October Update




It’s a busy few months. Hello, world, again: hello photography.

I scrolled through my Instagram today. A black and white blurry picture appeared on my feed. A man leaning against a rail, backdropped by a city skyline, bare-chested and relaxed, stood posed, looking down to the left. I swiped right and the next photo showed the exact same moment, unblurred. No change in body, no change in facial expression, no change in framing at all: a man frozen in two of the same photos. A post-processing blur, or the fact of a photo re-fabricated, crossed my mind and stuck, like an offense. I think, now, about photography.

                  I’ve been taking pictures along the lines of a documentary project. One is a picture from a point and shoot camera designed to hang off a keychain. The image quality from keychain camera is nearly unintelligible in good conditions; entirely abstract in bad conditions; and in many cases its photos do not, without knowing what they are beforehand, easily refer to the world. So, one picture for the project, in the sequence of three pictures, is a cluster of pixels from the keychain camera. And that’s all it is. That’s all it reads to be: squares printed too large. The next two images, arranged in sequence, are the “same,” with progressively higher quality from different cameras, so that you can see that the form of pixels from the first keychain camera image resemble the others. That this is all a similar moment reaching different technologies, and even the boxy picture of ambiguous pixel-art forms is still a photograph.  

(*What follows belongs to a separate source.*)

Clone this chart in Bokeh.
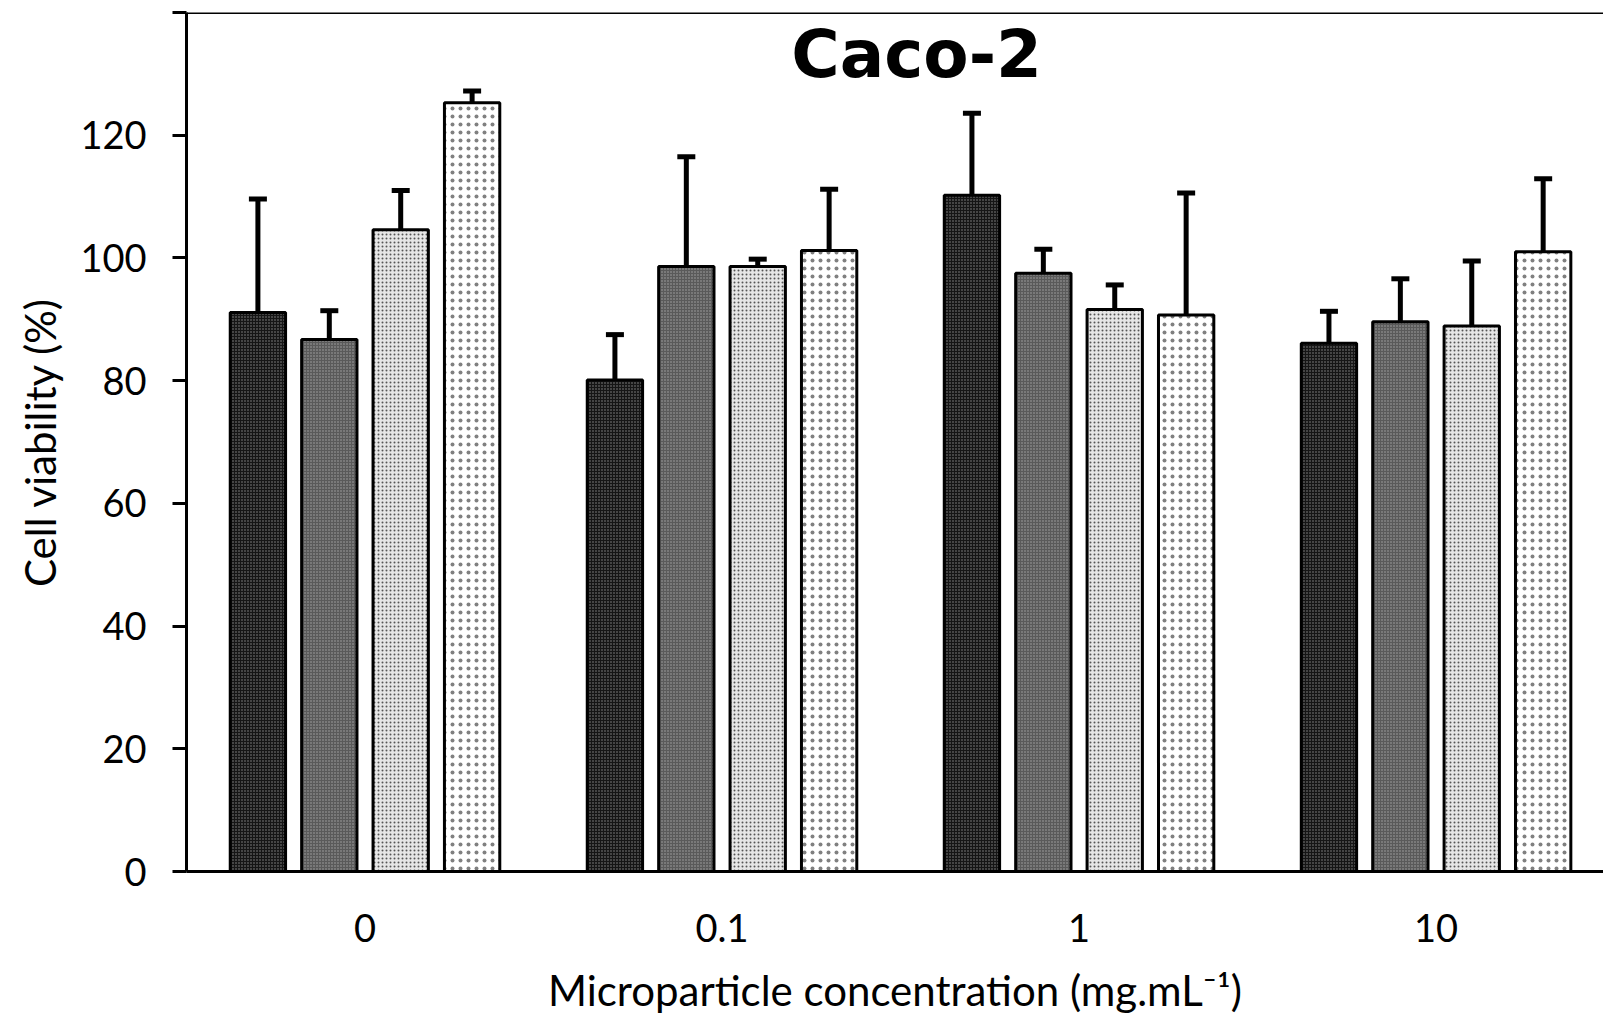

                  The blurry photo of a posed man from Instagram offended me because it is a violation of the “indexical” quality of photography, or its ability to point to a world. Although it maintains its reference to reality, the physical “impression” that it carries, the medium’s mark from being a photograph, is misconstrued. The photo was not blurry; the light did not hit the sensor that way; the look was achieved in post-production. The picture showed its manipulated hand. But the blurry pixel art from the keychain camera does not perform the same action, despite not resembling a photograph, because its “indexical” quality is intact: it looks like a photo from a particular camera. The world reaches it, and we, through the photograph, somehow have access to that world.

                  As I drove, I began to think of this sort of sanctity or purity in photography. That by maintaining integrity of the light-as-it-hit-the-sensor; or the light-as-it-hit-the-film; we are allowing the world to reach the photo. We allow the world out-there to reach our own. To take that and distort it is a difficult thing to bear: one man, I heard once, called it “insincere.” Whether something (without other photos to compare it to) is truly a photograph may be out of our reach, but I am beginning to believe that a photo’s indexicality is what makes it so precious: indexicality is, for me right now, the most photographic quality of photography.

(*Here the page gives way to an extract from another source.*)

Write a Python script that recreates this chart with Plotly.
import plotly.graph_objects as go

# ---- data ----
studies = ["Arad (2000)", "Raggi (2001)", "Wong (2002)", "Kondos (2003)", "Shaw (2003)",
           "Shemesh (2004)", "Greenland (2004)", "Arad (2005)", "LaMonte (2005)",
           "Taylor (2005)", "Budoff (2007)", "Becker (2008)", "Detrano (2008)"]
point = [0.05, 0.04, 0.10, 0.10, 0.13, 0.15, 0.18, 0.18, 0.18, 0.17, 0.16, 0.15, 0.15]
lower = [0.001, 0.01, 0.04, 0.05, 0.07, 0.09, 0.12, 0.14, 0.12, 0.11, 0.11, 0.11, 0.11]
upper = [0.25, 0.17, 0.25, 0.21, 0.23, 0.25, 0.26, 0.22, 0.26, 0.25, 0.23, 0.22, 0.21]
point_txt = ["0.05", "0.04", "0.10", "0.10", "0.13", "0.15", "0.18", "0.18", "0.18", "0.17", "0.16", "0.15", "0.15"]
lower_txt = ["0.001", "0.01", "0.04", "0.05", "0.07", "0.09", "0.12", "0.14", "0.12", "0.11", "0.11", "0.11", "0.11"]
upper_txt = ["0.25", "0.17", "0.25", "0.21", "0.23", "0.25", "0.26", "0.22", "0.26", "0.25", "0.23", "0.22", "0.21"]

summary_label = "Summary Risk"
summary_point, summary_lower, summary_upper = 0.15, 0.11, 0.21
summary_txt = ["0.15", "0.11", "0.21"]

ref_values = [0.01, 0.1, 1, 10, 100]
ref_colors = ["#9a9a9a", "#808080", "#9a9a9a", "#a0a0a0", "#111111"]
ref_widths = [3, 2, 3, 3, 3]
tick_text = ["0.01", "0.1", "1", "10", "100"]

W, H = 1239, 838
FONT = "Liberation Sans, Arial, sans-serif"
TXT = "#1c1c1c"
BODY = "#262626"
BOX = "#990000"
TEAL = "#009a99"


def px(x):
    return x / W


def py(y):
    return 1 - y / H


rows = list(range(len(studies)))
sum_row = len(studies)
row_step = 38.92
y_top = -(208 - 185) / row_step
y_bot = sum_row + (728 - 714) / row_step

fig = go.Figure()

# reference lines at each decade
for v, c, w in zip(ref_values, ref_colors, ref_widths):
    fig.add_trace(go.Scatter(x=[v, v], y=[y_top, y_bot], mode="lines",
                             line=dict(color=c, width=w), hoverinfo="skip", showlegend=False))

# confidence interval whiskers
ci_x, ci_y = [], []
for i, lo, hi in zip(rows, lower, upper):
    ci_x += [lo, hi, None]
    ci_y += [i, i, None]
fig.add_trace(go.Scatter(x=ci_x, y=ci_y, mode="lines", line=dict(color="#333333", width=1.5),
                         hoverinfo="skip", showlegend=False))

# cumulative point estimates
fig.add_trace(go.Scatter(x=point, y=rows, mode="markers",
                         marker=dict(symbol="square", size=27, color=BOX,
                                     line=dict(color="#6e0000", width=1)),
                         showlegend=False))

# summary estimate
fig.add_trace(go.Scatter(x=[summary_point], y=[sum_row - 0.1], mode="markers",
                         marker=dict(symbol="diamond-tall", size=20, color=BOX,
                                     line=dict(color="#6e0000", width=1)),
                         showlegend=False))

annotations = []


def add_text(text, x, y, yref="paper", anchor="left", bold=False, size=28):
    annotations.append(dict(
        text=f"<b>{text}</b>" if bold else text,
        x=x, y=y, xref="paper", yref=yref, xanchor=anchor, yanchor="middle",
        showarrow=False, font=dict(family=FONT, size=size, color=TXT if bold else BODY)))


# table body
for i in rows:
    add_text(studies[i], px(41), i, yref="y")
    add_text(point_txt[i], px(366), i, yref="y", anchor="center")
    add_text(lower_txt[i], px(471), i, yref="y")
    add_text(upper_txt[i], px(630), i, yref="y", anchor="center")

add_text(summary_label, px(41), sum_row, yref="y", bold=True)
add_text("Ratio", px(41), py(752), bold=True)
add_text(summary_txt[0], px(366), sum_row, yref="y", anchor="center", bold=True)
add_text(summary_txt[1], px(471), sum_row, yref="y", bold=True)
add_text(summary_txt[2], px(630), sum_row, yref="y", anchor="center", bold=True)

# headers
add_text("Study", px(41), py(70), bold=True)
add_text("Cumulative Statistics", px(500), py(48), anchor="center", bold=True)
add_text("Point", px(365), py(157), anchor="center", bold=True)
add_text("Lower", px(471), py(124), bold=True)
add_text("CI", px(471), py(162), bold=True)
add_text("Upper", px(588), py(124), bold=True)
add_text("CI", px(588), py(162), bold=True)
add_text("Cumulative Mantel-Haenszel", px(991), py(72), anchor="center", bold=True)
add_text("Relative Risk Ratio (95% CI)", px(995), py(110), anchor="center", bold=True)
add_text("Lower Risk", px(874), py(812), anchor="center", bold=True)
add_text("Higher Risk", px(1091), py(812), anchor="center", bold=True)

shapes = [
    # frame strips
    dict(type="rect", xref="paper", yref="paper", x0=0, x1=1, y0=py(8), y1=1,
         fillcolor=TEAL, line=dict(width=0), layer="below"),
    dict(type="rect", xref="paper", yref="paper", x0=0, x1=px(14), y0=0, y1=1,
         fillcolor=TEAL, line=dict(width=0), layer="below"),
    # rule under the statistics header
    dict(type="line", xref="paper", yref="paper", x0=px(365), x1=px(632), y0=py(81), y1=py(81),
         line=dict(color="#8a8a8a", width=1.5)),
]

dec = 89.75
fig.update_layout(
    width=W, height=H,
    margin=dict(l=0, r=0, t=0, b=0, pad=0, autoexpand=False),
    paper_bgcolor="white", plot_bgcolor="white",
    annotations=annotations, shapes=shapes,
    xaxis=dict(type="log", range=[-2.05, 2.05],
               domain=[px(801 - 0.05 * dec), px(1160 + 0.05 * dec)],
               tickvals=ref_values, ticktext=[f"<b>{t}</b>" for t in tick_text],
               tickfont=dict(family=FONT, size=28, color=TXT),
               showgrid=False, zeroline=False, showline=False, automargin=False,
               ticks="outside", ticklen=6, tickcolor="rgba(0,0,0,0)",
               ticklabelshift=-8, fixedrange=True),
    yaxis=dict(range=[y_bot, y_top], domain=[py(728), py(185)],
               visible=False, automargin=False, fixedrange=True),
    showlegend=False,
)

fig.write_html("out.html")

                  I just watched a video on Rinko Kawauichi.  She wants to find something beautiful in the world. As a way of thinking about what she wants to see, or why she’s living, she takes up photography. Photography has to do with existence; photography has to do with life.

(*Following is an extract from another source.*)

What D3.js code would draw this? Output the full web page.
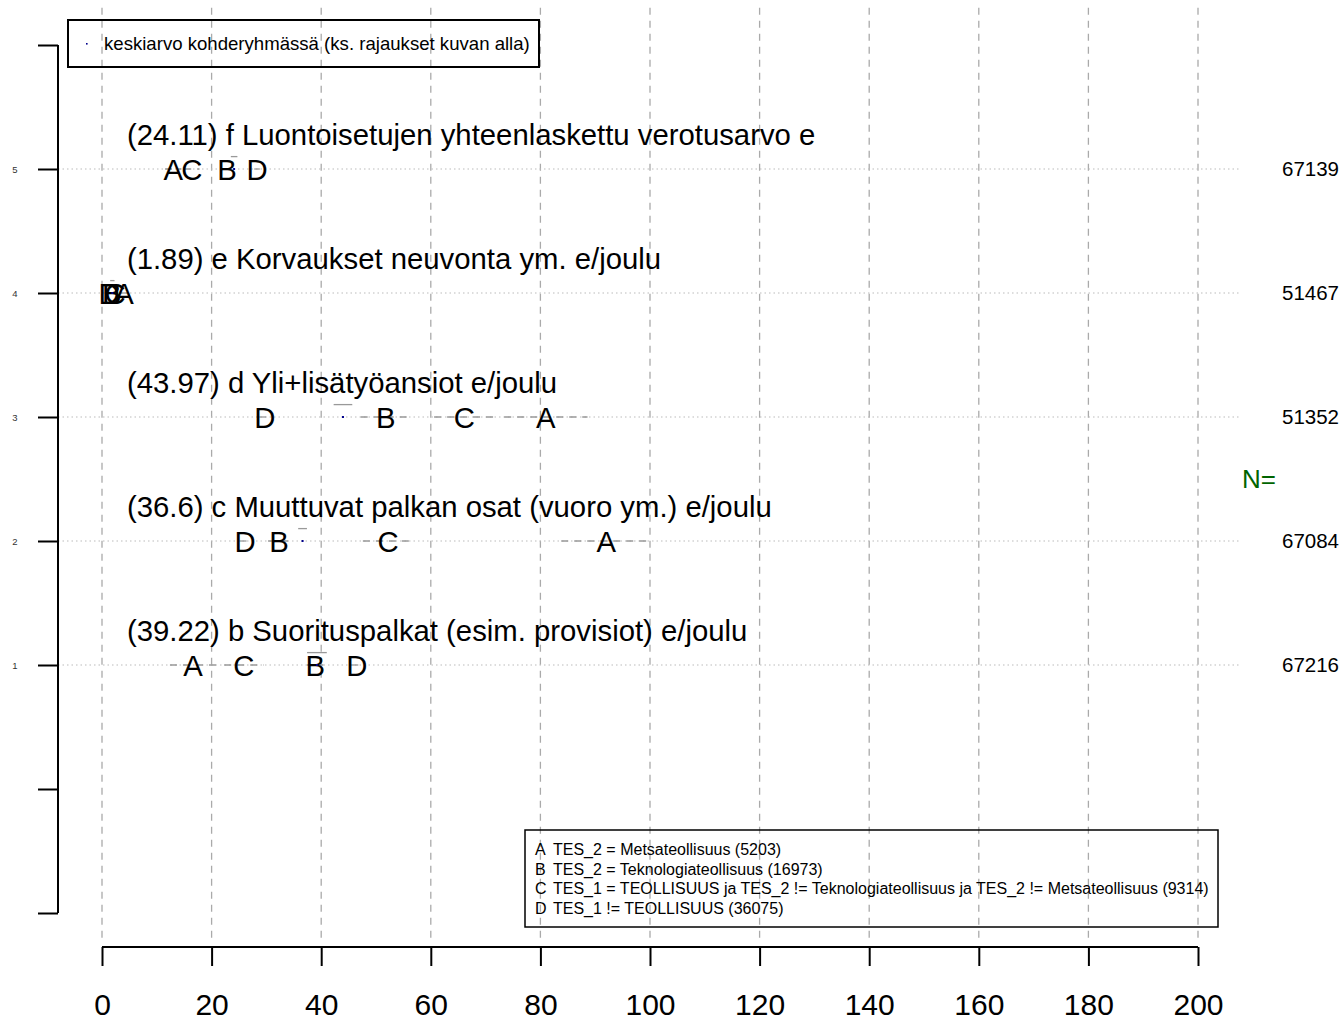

                  I like to imagine that life reaches her through the camera. She edits her photos expressively, for color (I imagine). But her editing is only in order to express the life that reaches her.

                  I am reading more or less these days; I am looking at photos. I am taking either more or less photos: life has been a bit of a haze. If I want to work with photos, I must let them speak for themselves (I told someone the other day that I must become a photographic minimalist, like Uta Barth). “The best thinking about the medium comes from photographers taking photographs,” someone said once, somewhere, I paraphrase (probably from a Queer Photography book). I am reading Mark Sealy’s Decolonizing the Camera, which I should have read years ago. I should attach some images.